Opinion: Gorbachev’s Ontario farm walk that changed the world

Mikhail Gorbachev’s recent passing has prompted many retrospectives about his role as the last leader of the Soviet Union and the downfall of communism.

Few, however, know of his connections to agriculture – and a walk in the fields of southern Ontario during his first trip to North America – that helped inform his views and change the world.

Gorbachev was the Soviet president who bromanced Ronald Reagan and charmed Margaret Thatcher, and the American and British leaders parlayed their relationships with the Soviet leader into the history-making end of Soviet-bloc communism.

One of Gorbachev’s confidantes was Alexander Yakovlev, a long-time Soviet ambassador to Canada, who was made Gorbachev’s chief of propaganda when he took power.
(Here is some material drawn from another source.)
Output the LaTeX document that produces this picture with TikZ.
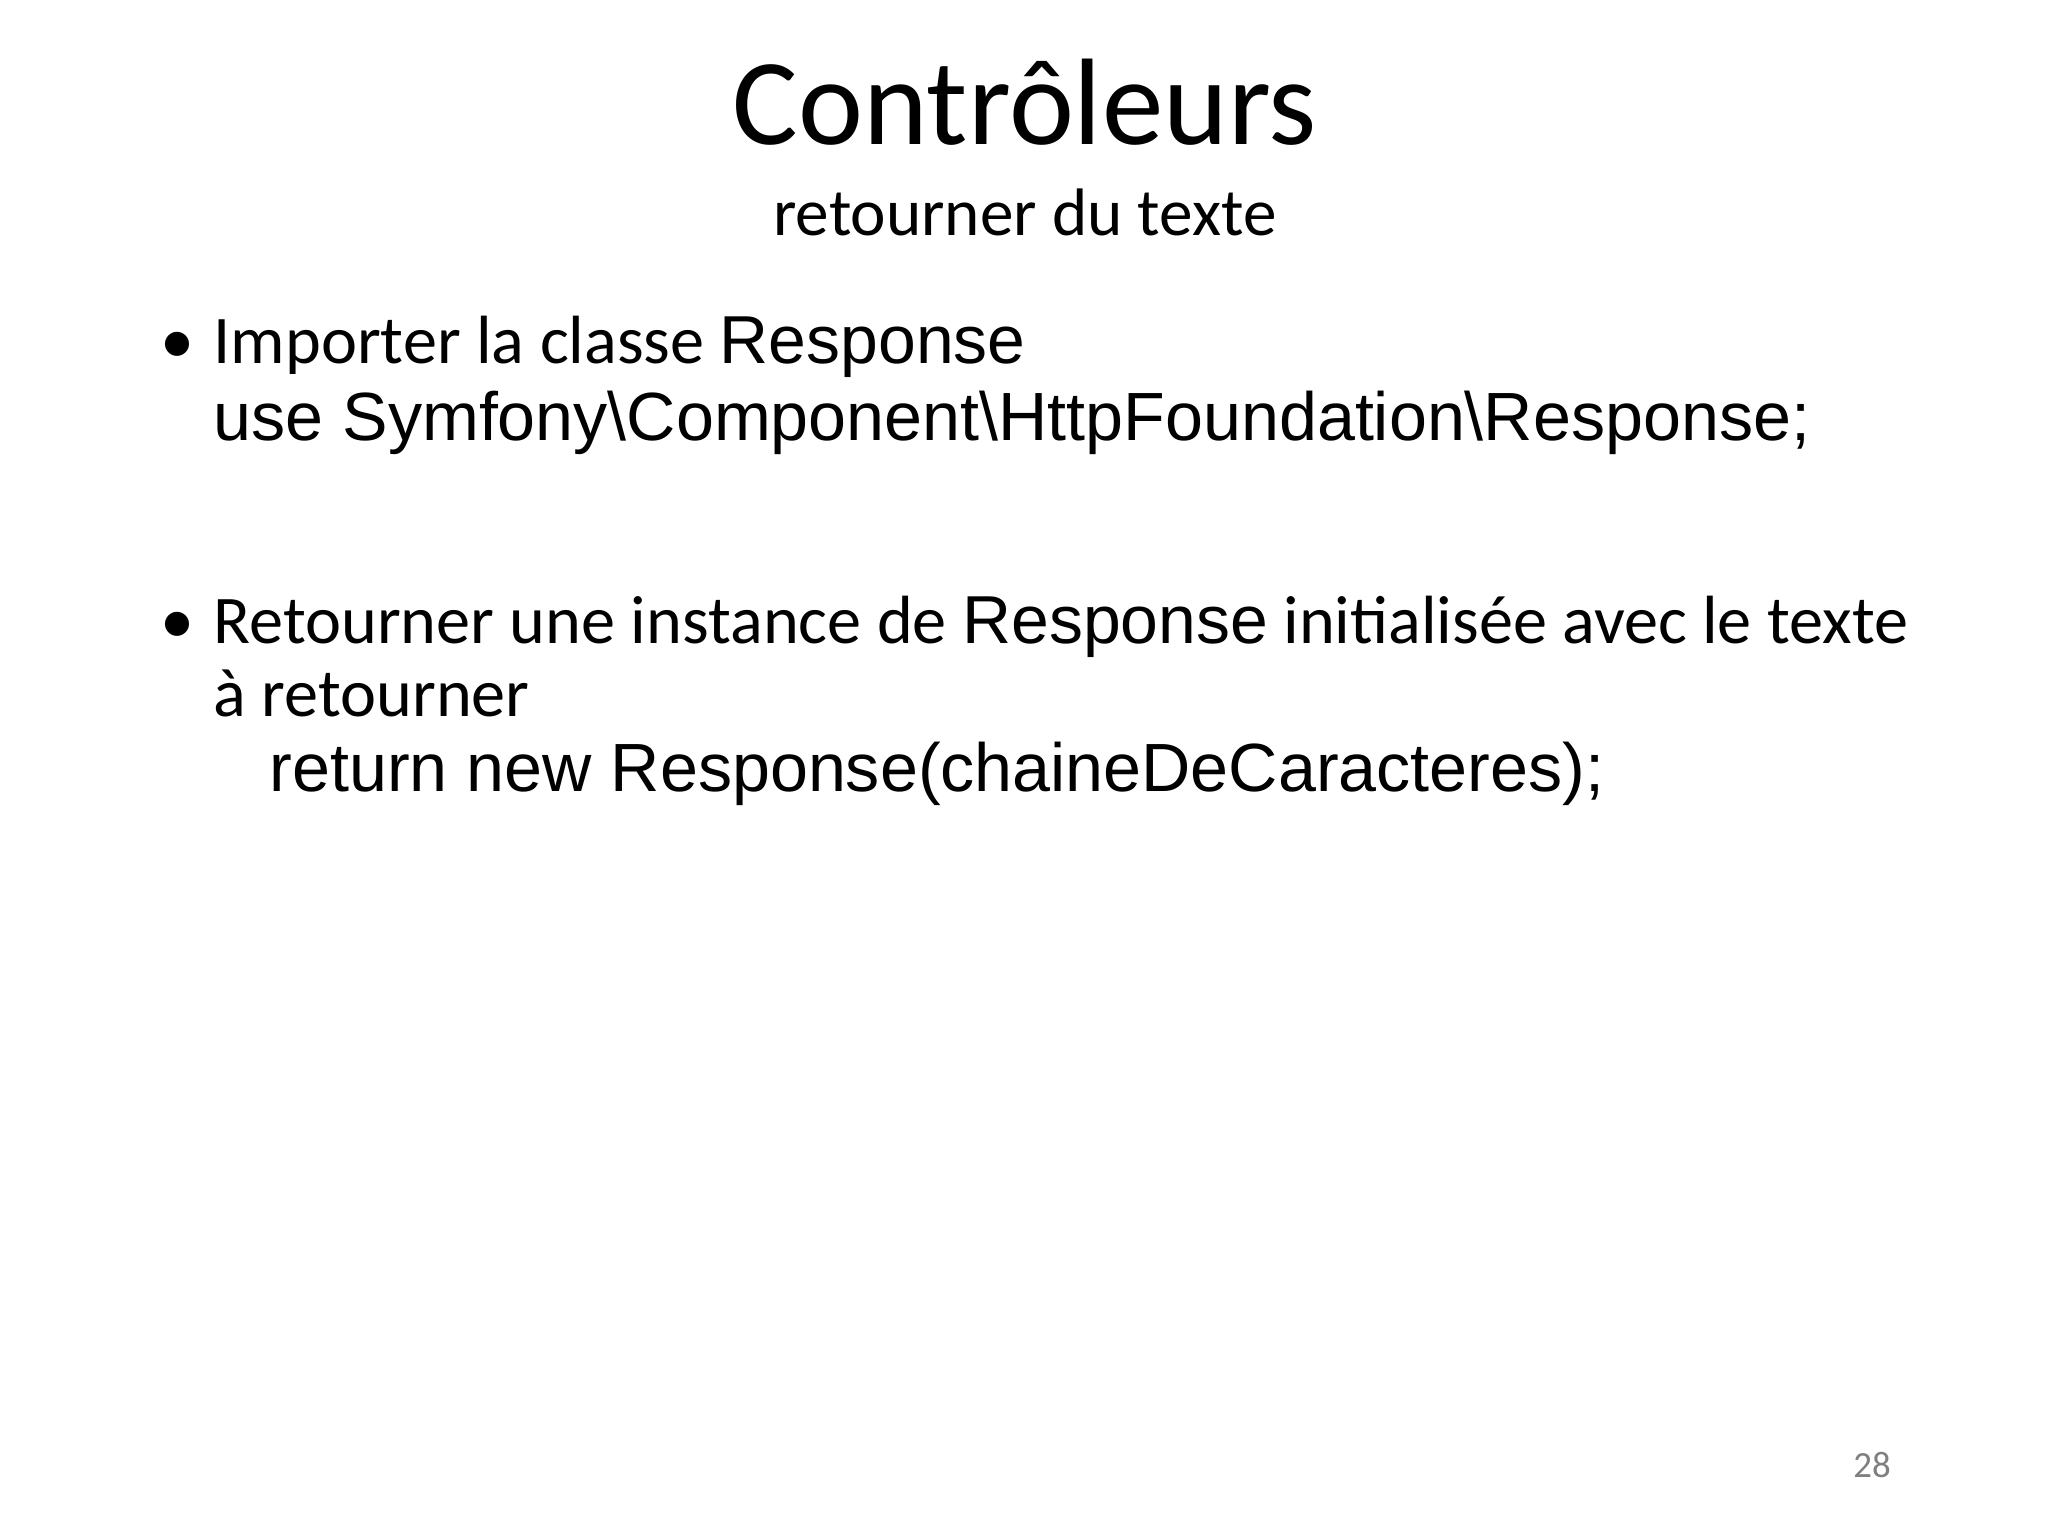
\documentclass[tikz,border=0pt]{standalone}
\usepackage{fontspec}
\setmainfont{Carlito}
\newfontfamily\arial{Liberation Sans}
\begin{document}
\begin{tikzpicture}[x=0.01cm,y=-0.01cm,
  txt/.style={anchor=base west,inner sep=0pt,font=\fontsize{19.4}{23}\selectfont}]
\useasboundingbox (0,0) rectangle (2048,1536);
\node[anchor=base,inner sep=0pt,font=\fontsize{35}{40}\selectfont] (title) at (1025,144) {Contrôleurs};
\node[anchor=base,inner sep=0pt,font=\fontsize{19.1}{22}\selectfont] (sub) at (1025,235) {retourner du texte};
\node[txt] (b1) at (160,363) {•};
\node[txt] (l1) at (213,363) {Importer la classe {\arial\fontsize{19.3}{22}\selectfont Response}};
\node[txt,font=\arial\fontsize{19.4}{22}\selectfont] (l2) at (213,440) {use Symfony\textbackslash Component\textbackslash HttpFoundation\textbackslash Response;};
\node[txt] (b2) at (160,643) {•};
\node[txt] (l3) at (213,643) {Retourner une instance de {\arial\fontsize{19.3}{22}\selectfont Response} initialisée avec le texte};
\node[txt] (l4) at (213,716) {à retourner};
\node[txt,font=\arial\fontsize{19.4}{22}\selectfont] (l5) at (269,791) {return new Response(chaineDeCaracteres);};
\node[anchor=base,inner sep=0pt,text=gray,font=\fontsize{10.5}{12}\selectfont] (pg) at (1872,1477) {28};
\end{tikzpicture}
\end{document}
Yakovlev was an associate of Eugene Whelan, Canada’s green-Stensoned minister of agriculture in late 1970s and early 1980s, who was from Essex County.
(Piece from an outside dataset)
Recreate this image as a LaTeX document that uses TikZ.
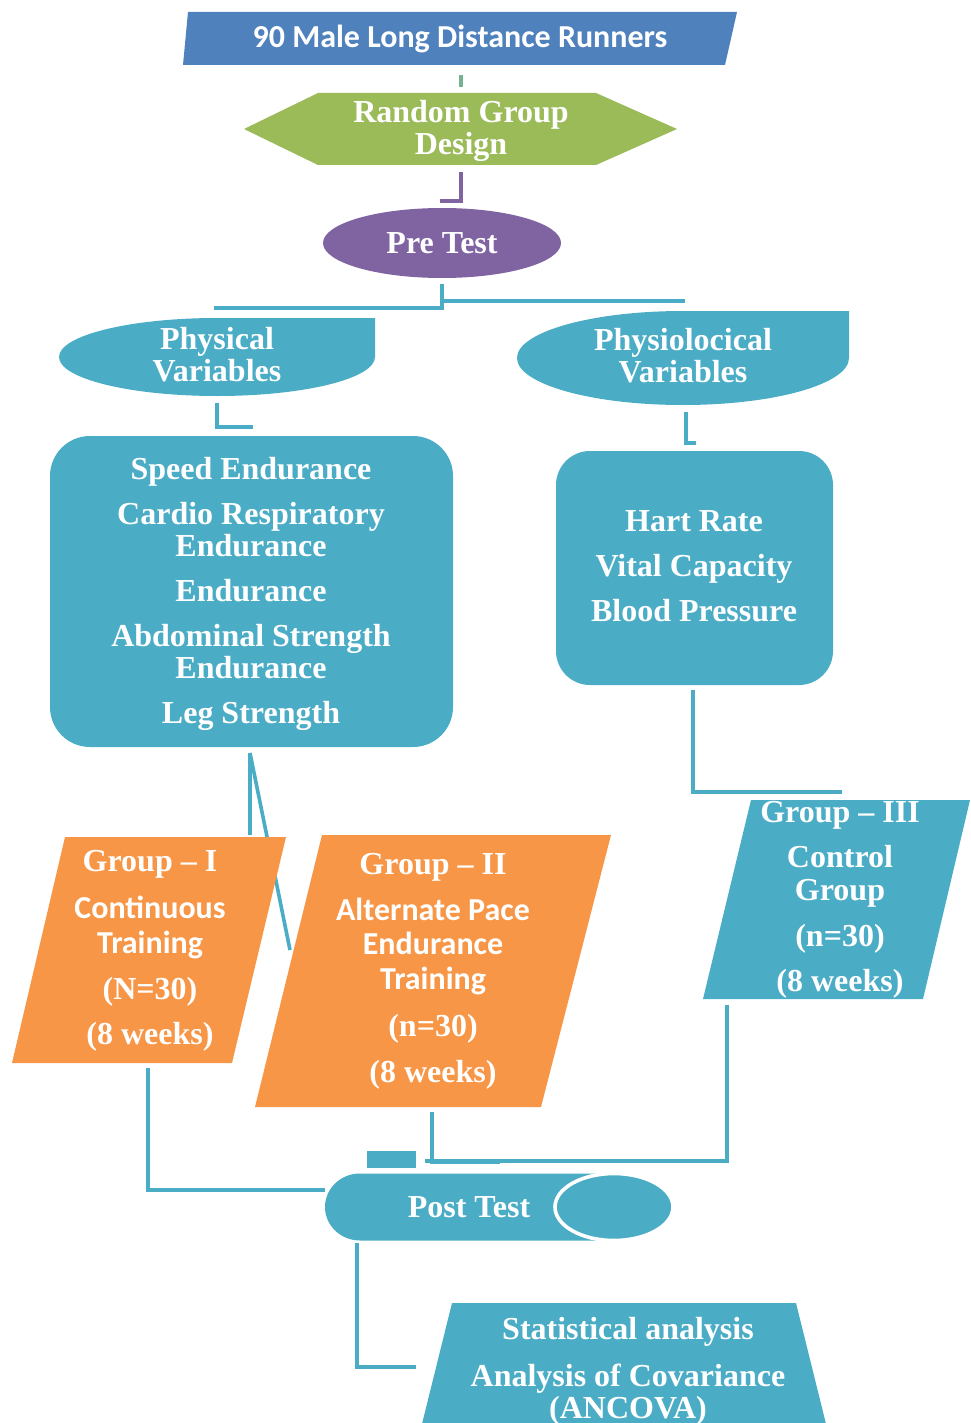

I pulled out my copy of Whelan’s autobiography, as I remembered being surprised by Whelan’s references to Gorbachev and his connections to agriculture when I first read the book.

Whelan lived in remarkable times and travelled the world, promoting Canadian agriculture and meeting people who have changed the course of history. They included European leaders and future leaders, three popes and communist leaders in Russia and China. 
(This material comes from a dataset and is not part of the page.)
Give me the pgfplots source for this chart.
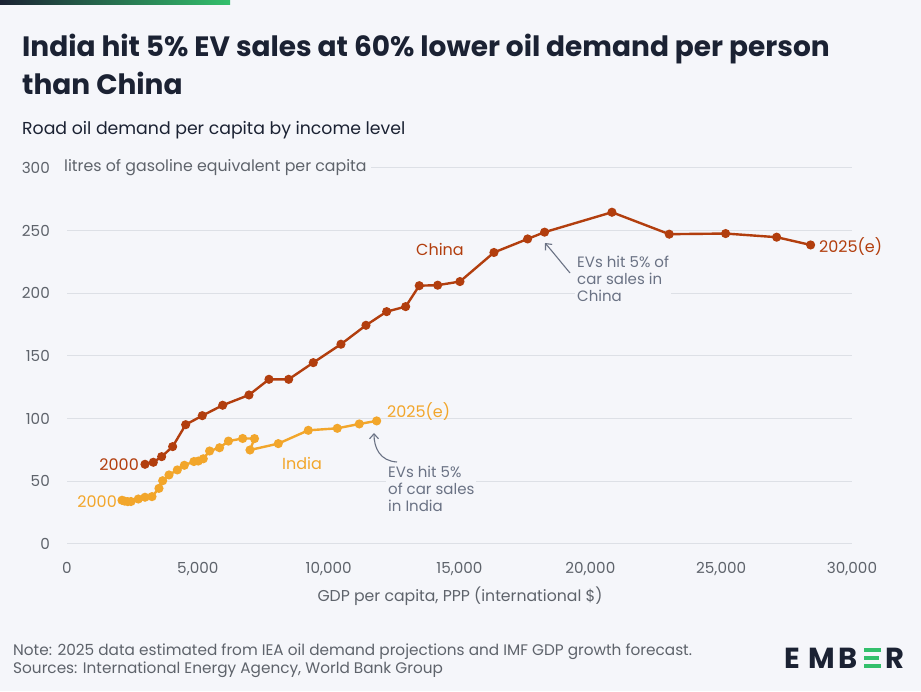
\documentclass[border=0pt]{standalone}
\usepackage{fontspec}
\setmainfont{Poppins}
\usepackage{pgfplots}
\pgfplotsset{compat=1.18}
\usetikzlibrary{arrows.meta}

\definecolor{bg}{HTML}{F5F6FA}
\definecolor{china}{HTML}{B23E0E}
\definecolor{india}{HTML}{F2A62B}
\definecolor{gridc}{HTML}{DDE0E6}
\definecolor{txt}{HTML}{5E636B}
\definecolor{annot}{HTML}{6A7284}
\definecolor{navy}{HTML}{1B2233}
\definecolor{emgreen}{HTML}{33C06C}

\newcommand{\fs}[1]{\fontsize{#1}{#1}\selectfont}

% GDP per capita (PPP) vs road oil demand per capita, 2000-2025(e)
\pgfplotstableread{
gdp    oil
2981   63.6
3299   65.2
3617   69.7
4037   77.7
4535   95.2
5170   102.4
5949   110.7
6955   118.9
7719   131.4
8471   131.4
9412   144.7
10470  159.4
11425  174.5
12216  185.4
12942  189.4
13462  206.1
14165  206.5
15017  209.4
16317  232.6
17603  243.4
18252  248.8
20826  264.7
23015  247.2
25170  247.7
27120  244.8
28418  238.6
}\china

\pgfplotstableread{
gdp    oil
2102   34.9
2200   34.2
2320   33.8
2446   33.9
2725   35.9
2981   37.3
3248   37.8
3515   44.4
3656   50.5
3898   55.1
4216   59.1
4484   62.8
4850   65.8
5017   66.2
5208   68.0
5450   74.2
5830   76.8
6170   82.1
6714   84.2
7165   84.1
6993   75.0
8075   80.1
9221   90.7
10329  92.3
11170  95.8
11834  98.2
}\india

\begin{document}
\begin{tikzpicture}
\fill[bg] (0pt,0pt) rectangle (921pt,691pt);
\shade[left color=navy, right color=emgreen] (0pt,686pt) rectangle (230pt,691pt);

\node[anchor=base west, inner sep=0pt, text=navy, font=\fs{28}\bfseries] at (22pt,634pt)
  {India hit 5\% EV sales at 60\% lower oil demand per person};
\node[anchor=base west, inner sep=0pt, text=navy, font=\fs{28}\bfseries] at (22pt,596pt)
  {than China};
\node[anchor=base west, inner sep=0pt, text=navy, font=\fs{17.3}] at (22pt,556pt)
  {Road oil demand per capita by income level};

\begin{axis}[
  at={(67pt,147pt)}, anchor=south west,
  scale only axis, width=785pt, height=376pt,
  xmin=0, xmax=30000, ymin=0, ymax=300,
  axis line style={draw=none},
  major tick length=0pt,
  xtick={0,5000,...,30000},
  ytick={0,50,...,300},
  ymajorgrids,
  grid style={gridc, line width=1pt},
  scaled x ticks=false,
  /pgf/number format/assume math mode=true,
  xticklabel style={/pgf/number format/1000 sep={,}, anchor=base, yshift=-30pt, inner sep=0pt},
  yticklabel style={anchor=east, xshift=-17pt, inner sep=0pt},
  tick label style={font=\fs{15.2}, text=txt},
  clip=false,
]
\addplot[india, line width=2.4pt, mark=*, mark size=3.3pt] table[x=gdp, y=oil] {\india};
\addplot[china, line width=2.4pt, mark=*, mark size=3.3pt] table[x=gdp, y=oil] {\china};
\end{axis}

% unit label over the top gridline
\node[anchor=base west, fill=bg, inner xsep=4pt, inner ysep=3pt, text=txt, font=\fs{15.8}] at (60pt,519pt)
  {litres of gasoline equivalent per capita};
\node[anchor=base, text=txt, font=\fs{15.7}, inner sep=0pt] at (460pt,89pt)
  {GDP per capita, PPP (international \$)};

% series labels
\node[anchor=base west, inner sep=0pt, text=china, font=\fs{16}] at (416pt,435pt) {China};
\node[anchor=base east, inner sep=0pt, text=china, font=\fs{16}] at (139pt,220pt) {2000};
\node[anchor=base west, inner sep=0pt, text=china, font=\fs{16}] at (819pt,438pt) {2025(e)};
\node[anchor=base west, inner sep=0pt, text=india, font=\fs{16}] at (282pt,221pt) {India};
\node[anchor=base east, inner sep=0pt, text=india, font=\fs{16}] at (117pt,183pt) {2000};
\node[anchor=base west, inner sep=0pt, text=india, font=\fs{16}] at (387pt,273pt) {2025(e)};

% EV annotations
\node[anchor=north west, fill=bg, inner sep=2pt, text=annot, font=\fs{15}, align=left] at (575pt,437pt)
  {EVs hit 5\% of\\[2pt] car sales in\\[2pt] China};
\draw[annot, line width=1.1pt, -{Straight Barb[length=5pt, width=9pt]}]
  (570pt,418pt) .. controls (560pt,430pt) and (552pt,440pt) .. (545pt,448pt);
\node[anchor=north west, fill=bg, inner sep=2pt, text=annot, font=\fs{15}, align=left] at (386pt,227pt)
  {EVs hit 5\%\\[2pt] of car sales\\[2pt] in India};
\draw[annot, line width=1.1pt, -{Straight Barb[length=5pt, width=9pt]}]
  (397pt,229pt) .. controls (380pt,230pt) and (374pt,243pt) .. (374pt,258pt);

% footer
\node[anchor=base west, inner sep=0pt, text=txt, font=\fs{15.3}] at (13pt,36pt)
  {Note: 2025 data estimated from IEA oil demand projections and IMF GDP growth forecast.};
\node[anchor=base west, inner sep=0pt, text=txt, font=\fs{15.3}] at (13pt,18pt)
  {Sources: International Energy Agency, World Bank Group};

% logo
\node[anchor=base west, inner sep=0pt, text=navy, font=\fs{29}\bfseries] at (784pt,23pt) {E};
\node[anchor=base west, inner sep=0pt, text=navy, font=\fs{29}\bfseries] at (808pt,23pt) {M};
\node[anchor=base west, inner sep=0pt, text=navy, font=\fs{29}\bfseries] at (838pt,23pt) {B};
\fill[emgreen] (864pt,39pt) rectangle (881pt,43.5pt);
\fill[emgreen] (864pt,31pt) rectangle (879pt,35.5pt);
\fill[emgreen] (864pt,23pt) rectangle (881pt,27.5pt);
\node[anchor=base west, inner sep=0pt, text=navy, font=\fs{29}\bfseries] at (885pt,23pt) {R};
\end{tikzpicture}
\end{document}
Whelan was the first Canadian minister to visit Russia after relations cooled when Russia invaded Afghanistan. He went there in 1981 and the main event of the trip was a meeting with Gorbachev, who was then the Soviet minister of agriculture and a member of the powerful Politburo.

Gorbachev grew up in a rural area and had operated a combine on a state-run farm.

“This was a man who’d driven a tractor and tilled the soil; he wasn’t just a bureaucrat who’d never gotten dirt between his toes or under his nails. So I knew already we’d have a lot in common,” Whelan wrote in his autobiography.

Whelan was known for speaking plainly and when Gorbachev launched into the required lambasting of the evil United States, Whelan says he interrupted him and said they could talk about politics or talk about agriculture. They talked about agriculture.

Farming was a genuine interest for Gorbachev and I’ve encountered that fact in other books. He was interested in agricultural technology and the organization of farms. I expect he was convinced that the state-controlled centralization of agriculture in the Soviet Union was a poor system.

Whelan put it more plainly and said that unless Soviet farmers had a stake in the farming, it would turn out poorly. Indeed, he said the state farms were woefully unproductive but the individual garden plots of Soviet workers did well.

Gorbachev’s visit to Canada in 1983 was the only significant trip he took to the West before he became General Secretary.

Whelan toured him around the country, paying for a plane through the agriculture ministry budget to get them to farms from Alberta to Ontario. 

Gorbachev visited Whelan’s farm in Essex County, and in a Globe and Mail interview with Gorbachev in the early 2000s, he said the ideas of opening the Soviet Union through his policies of perestroika and glasnost were born while walking in Whelan’s fields and in discussions with Yakovlev, the ambassador. It wasn’t a conversation they could have safely had in the Soviet Union, reports the Globe and Mail.

“There’s no question that Gorbachev was most impressed with our country. He marvelled at our technology and our productivity and freely admitted how far behind his own country was in many ways,” Whelan said in his autobiography.

I never had the chance to interview Whelan. I was barely school age while his governments were in power, but I regret I didn’t find a reason to call on him. 

His connection to Gorbachev and that walk would have been a fascinating topic.